§ **The problem**: Write out the listing below without alteration, omitting its pictures.

§ **Records supplied**:
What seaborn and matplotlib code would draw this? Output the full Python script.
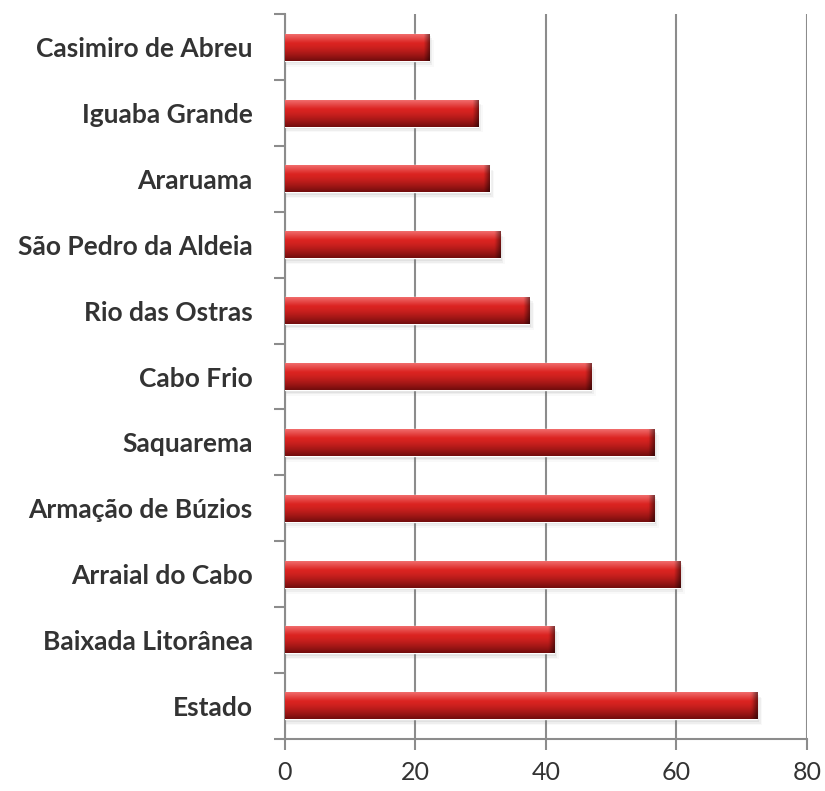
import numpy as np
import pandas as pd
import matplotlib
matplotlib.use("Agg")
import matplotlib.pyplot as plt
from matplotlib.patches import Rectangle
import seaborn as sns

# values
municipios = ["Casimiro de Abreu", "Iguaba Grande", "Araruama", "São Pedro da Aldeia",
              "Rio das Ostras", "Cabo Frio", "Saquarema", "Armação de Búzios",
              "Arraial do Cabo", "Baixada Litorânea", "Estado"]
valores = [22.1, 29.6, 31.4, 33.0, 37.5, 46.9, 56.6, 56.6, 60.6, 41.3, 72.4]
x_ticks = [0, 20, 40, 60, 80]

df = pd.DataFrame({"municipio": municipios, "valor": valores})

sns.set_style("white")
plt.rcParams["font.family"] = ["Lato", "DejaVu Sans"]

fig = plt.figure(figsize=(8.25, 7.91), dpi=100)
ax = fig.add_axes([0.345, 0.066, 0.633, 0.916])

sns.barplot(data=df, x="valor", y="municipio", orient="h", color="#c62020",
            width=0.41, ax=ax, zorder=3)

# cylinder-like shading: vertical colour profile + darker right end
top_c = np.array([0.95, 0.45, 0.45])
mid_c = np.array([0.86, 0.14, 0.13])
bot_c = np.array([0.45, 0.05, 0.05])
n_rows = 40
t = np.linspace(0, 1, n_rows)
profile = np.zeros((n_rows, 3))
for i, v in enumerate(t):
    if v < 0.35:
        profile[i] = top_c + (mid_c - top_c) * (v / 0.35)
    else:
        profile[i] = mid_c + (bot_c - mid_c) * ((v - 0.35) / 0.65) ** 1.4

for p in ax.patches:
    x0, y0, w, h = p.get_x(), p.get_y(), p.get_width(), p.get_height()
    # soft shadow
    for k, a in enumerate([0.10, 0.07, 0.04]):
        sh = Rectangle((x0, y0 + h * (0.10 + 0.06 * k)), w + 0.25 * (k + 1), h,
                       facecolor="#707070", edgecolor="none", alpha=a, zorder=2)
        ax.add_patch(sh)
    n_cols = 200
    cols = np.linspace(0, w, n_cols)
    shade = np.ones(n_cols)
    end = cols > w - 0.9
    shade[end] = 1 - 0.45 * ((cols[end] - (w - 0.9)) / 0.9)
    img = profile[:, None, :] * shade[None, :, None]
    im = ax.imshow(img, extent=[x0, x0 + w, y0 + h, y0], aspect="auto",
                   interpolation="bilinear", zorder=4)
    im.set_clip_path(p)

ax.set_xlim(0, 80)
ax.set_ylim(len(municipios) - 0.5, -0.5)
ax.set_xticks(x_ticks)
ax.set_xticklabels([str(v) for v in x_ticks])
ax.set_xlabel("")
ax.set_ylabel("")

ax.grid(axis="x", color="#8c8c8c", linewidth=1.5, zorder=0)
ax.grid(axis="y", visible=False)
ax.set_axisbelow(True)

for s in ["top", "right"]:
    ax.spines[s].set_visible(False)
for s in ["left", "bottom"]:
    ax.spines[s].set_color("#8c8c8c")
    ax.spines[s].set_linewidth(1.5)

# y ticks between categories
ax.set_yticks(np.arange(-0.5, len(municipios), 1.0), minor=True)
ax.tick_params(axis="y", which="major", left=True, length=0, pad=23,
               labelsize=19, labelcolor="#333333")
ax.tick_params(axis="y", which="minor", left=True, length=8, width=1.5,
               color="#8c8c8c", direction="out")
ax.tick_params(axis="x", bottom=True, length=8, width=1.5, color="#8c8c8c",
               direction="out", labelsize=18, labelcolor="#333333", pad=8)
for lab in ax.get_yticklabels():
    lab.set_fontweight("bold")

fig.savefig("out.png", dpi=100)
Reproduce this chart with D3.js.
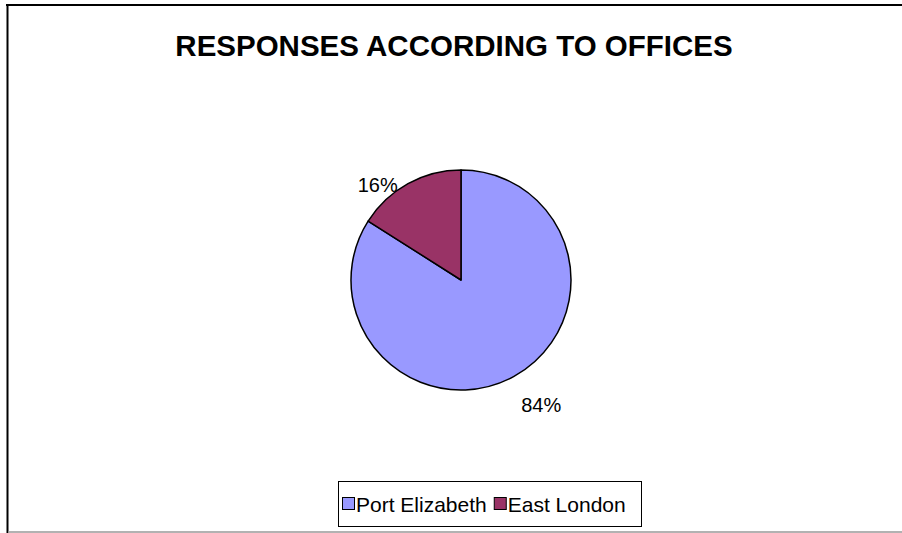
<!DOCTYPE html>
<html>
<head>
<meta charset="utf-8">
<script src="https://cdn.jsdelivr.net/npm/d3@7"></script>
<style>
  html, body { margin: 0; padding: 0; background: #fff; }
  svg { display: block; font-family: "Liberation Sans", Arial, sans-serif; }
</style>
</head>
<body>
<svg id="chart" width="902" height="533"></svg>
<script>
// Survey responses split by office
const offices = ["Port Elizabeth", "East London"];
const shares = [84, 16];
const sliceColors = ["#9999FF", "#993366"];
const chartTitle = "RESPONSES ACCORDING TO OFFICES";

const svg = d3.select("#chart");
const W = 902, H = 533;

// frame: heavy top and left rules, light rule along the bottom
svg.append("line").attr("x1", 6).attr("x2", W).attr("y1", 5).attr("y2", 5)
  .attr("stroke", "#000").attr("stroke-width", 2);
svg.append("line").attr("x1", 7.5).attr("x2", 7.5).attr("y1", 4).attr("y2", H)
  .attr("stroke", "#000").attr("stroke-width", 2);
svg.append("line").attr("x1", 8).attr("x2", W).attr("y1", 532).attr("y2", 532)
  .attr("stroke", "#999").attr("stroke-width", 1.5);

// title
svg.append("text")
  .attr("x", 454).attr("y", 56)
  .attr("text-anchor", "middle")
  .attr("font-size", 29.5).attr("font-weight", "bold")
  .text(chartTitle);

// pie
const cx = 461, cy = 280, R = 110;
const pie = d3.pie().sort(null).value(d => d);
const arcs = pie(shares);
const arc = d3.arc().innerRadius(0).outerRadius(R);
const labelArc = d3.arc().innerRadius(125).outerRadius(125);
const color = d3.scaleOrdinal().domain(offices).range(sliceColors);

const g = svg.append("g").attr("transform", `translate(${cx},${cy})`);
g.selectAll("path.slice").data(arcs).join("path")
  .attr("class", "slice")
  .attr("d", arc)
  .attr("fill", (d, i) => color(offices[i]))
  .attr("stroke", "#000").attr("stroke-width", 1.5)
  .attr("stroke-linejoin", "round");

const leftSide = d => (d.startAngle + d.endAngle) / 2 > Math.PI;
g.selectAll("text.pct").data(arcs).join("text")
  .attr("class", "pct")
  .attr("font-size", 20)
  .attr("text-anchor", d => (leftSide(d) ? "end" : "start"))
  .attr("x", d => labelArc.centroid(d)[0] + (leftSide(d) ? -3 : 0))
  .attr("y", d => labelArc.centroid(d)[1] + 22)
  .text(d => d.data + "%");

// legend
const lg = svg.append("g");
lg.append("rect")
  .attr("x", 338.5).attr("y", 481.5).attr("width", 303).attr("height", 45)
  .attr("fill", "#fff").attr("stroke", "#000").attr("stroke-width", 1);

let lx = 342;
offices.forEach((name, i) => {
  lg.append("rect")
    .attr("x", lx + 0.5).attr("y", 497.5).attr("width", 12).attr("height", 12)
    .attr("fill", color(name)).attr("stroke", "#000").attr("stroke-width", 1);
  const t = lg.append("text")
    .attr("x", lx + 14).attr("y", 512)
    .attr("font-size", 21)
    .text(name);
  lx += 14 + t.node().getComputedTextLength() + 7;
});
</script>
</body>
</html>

§ **Result**:
What seaborn and matplotlib code would draw this? Output the full Python script.
import numpy as np
import pandas as pd
import matplotlib
matplotlib.use("Agg")
import matplotlib.pyplot as plt
from matplotlib.patches import Rectangle
import seaborn as sns

# values
municipios = ["Casimiro de Abreu", "Iguaba Grande", "Araruama", "São Pedro da Aldeia",
              "Rio das Ostras", "Cabo Frio", "Saquarema", "Armação de Búzios",
              "Arraial do Cabo", "Baixada Litorânea", "Estado"]
valores = [22.1, 29.6, 31.4, 33.0, 37.5, 46.9, 56.6, 56.6, 60.6, 41.3, 72.4]
x_ticks = [0, 20, 40, 60, 80]

df = pd.DataFrame({"municipio": municipios, "valor": valores})

sns.set_style("white")
plt.rcParams["font.family"] = ["Lato", "DejaVu Sans"]

fig = plt.figure(figsize=(8.25, 7.91), dpi=100)
ax = fig.add_axes([0.345, 0.066, 0.633, 0.916])

sns.barplot(data=df, x="valor", y="municipio", orient="h", color="#c62020",
            width=0.41, ax=ax, zorder=3)

# cylinder-like shading: vertical colour profile + darker right end
top_c = np.array([0.95, 0.45, 0.45])
mid_c = np.array([0.86, 0.14, 0.13])
bot_c = np.array([0.45, 0.05, 0.05])
n_rows = 40
t = np.linspace(0, 1, n_rows)
profile = np.zeros((n_rows, 3))
for i, v in enumerate(t):
    if v < 0.35:
        profile[i] = top_c + (mid_c - top_c) * (v / 0.35)
    else:
        profile[i] = mid_c + (bot_c - mid_c) * ((v - 0.35) / 0.65) ** 1.4

for p in ax.patches:
    x0, y0, w, h = p.get_x(), p.get_y(), p.get_width(), p.get_height()
    # soft shadow
    for k, a in enumerate([0.10, 0.07, 0.04]):
        sh = Rectangle((x0, y0 + h * (0.10 + 0.06 * k)), w + 0.25 * (k + 1), h,
                       facecolor="#707070", edgecolor="none", alpha=a, zorder=2)
        ax.add_patch(sh)
    n_cols = 200
    cols = np.linspace(0, w, n_cols)
    shade = np.ones(n_cols)
    end = cols > w - 0.9
    shade[end] = 1 - 0.45 * ((cols[end] - (w - 0.9)) / 0.9)
    img = profile[:, None, :] * shade[None, :, None]
    im = ax.imshow(img, extent=[x0, x0 + w, y0 + h, y0], aspect="auto",
                   interpolation="bilinear", zorder=4)
    im.set_clip_path(p)

ax.set_xlim(0, 80)
ax.set_ylim(len(municipios) - 0.5, -0.5)
ax.set_xticks(x_ticks)
ax.set_xticklabels([str(v) for v in x_ticks])
ax.set_xlabel("")
ax.set_ylabel("")

ax.grid(axis="x", color="#8c8c8c", linewidth=1.5, zorder=0)
ax.grid(axis="y", visible=False)
ax.set_axisbelow(True)

for s in ["top", "right"]:
    ax.spines[s].set_visible(False)
for s in ["left", "bottom"]:
    ax.spines[s].set_color("#8c8c8c")
    ax.spines[s].set_linewidth(1.5)

# y ticks between categories
ax.set_yticks(np.arange(-0.5, len(municipios), 1.0), minor=True)
ax.tick_params(axis="y", which="major", left=True, length=0, pad=23,
               labelsize=19, labelcolor="#333333")
ax.tick_params(axis="y", which="minor", left=True, length=8, width=1.5,
               color="#8c8c8c", direction="out")
ax.tick_params(axis="x", bottom=True, length=8, width=1.5, color="#8c8c8c",
               direction="out", labelsize=18, labelcolor="#333333", pad=8)
for lab in ax.get_yticklabels():
    lab.set_fontweight("bold")

fig.savefig("out.png", dpi=100)
Reproduce this chart with D3.js.
<!DOCTYPE html>
<html>
<head>
<meta charset="utf-8">
<script src="https://cdn.jsdelivr.net/npm/d3@7"></script>
<style>
  html, body { margin: 0; padding: 0; background: #fff; }
  svg { display: block; font-family: "Liberation Sans", Arial, sans-serif; }
</style>
</head>
<body>
<svg id="chart" width="902" height="533"></svg>
<script>
// Survey responses split by office
const offices = ["Port Elizabeth", "East London"];
const shares = [84, 16];
const sliceColors = ["#9999FF", "#993366"];
const chartTitle = "RESPONSES ACCORDING TO OFFICES";

const svg = d3.select("#chart");
const W = 902, H = 533;

// frame: heavy top and left rules, light rule along the bottom
svg.append("line").attr("x1", 6).attr("x2", W).attr("y1", 5).attr("y2", 5)
  .attr("stroke", "#000").attr("stroke-width", 2);
svg.append("line").attr("x1", 7.5).attr("x2", 7.5).attr("y1", 4).attr("y2", H)
  .attr("stroke", "#000").attr("stroke-width", 2);
svg.append("line").attr("x1", 8).attr("x2", W).attr("y1", 532).attr("y2", 532)
  .attr("stroke", "#999").attr("stroke-width", 1.5);

// title
svg.append("text")
  .attr("x", 454).attr("y", 56)
  .attr("text-anchor", "middle")
  .attr("font-size", 29.5).attr("font-weight", "bold")
  .text(chartTitle);

// pie
const cx = 461, cy = 280, R = 110;
const pie = d3.pie().sort(null).value(d => d);
const arcs = pie(shares);
const arc = d3.arc().innerRadius(0).outerRadius(R);
const labelArc = d3.arc().innerRadius(125).outerRadius(125);
const color = d3.scaleOrdinal().domain(offices).range(sliceColors);

const g = svg.append("g").attr("transform", `translate(${cx},${cy})`);
g.selectAll("path.slice").data(arcs).join("path")
  .attr("class", "slice")
  .attr("d", arc)
  .attr("fill", (d, i) => color(offices[i]))
  .attr("stroke", "#000").attr("stroke-width", 1.5)
  .attr("stroke-linejoin", "round");

const leftSide = d => (d.startAngle + d.endAngle) / 2 > Math.PI;
g.selectAll("text.pct").data(arcs).join("text")
  .attr("class", "pct")
  .attr("font-size", 20)
  .attr("text-anchor", d => (leftSide(d) ? "end" : "start"))
  .attr("x", d => labelArc.centroid(d)[0] + (leftSide(d) ? -3 : 0))
  .attr("y", d => labelArc.centroid(d)[1] + 22)
  .text(d => d.data + "%");

// legend
const lg = svg.append("g");
lg.append("rect")
  .attr("x", 338.5).attr("y", 481.5).attr("width", 303).attr("height", 45)
  .attr("fill", "#fff").attr("stroke", "#000").attr("stroke-width", 1);

let lx = 342;
offices.forEach((name, i) => {
  lg.append("rect")
    .attr("x", lx + 0.5).attr("y", 497.5).attr("width", 12).attr("height", 12)
    .attr("fill", color(name)).attr("stroke", "#000").attr("stroke-width", 1);
  const t = lg.append("text")
    .attr("x", lx + 14).attr("y", 512)
    .attr("font-size", 21)
    .text(name);
  lx += 14 + t.node().getComputedTextLength() + 7;
});
</script>
</body>
</html>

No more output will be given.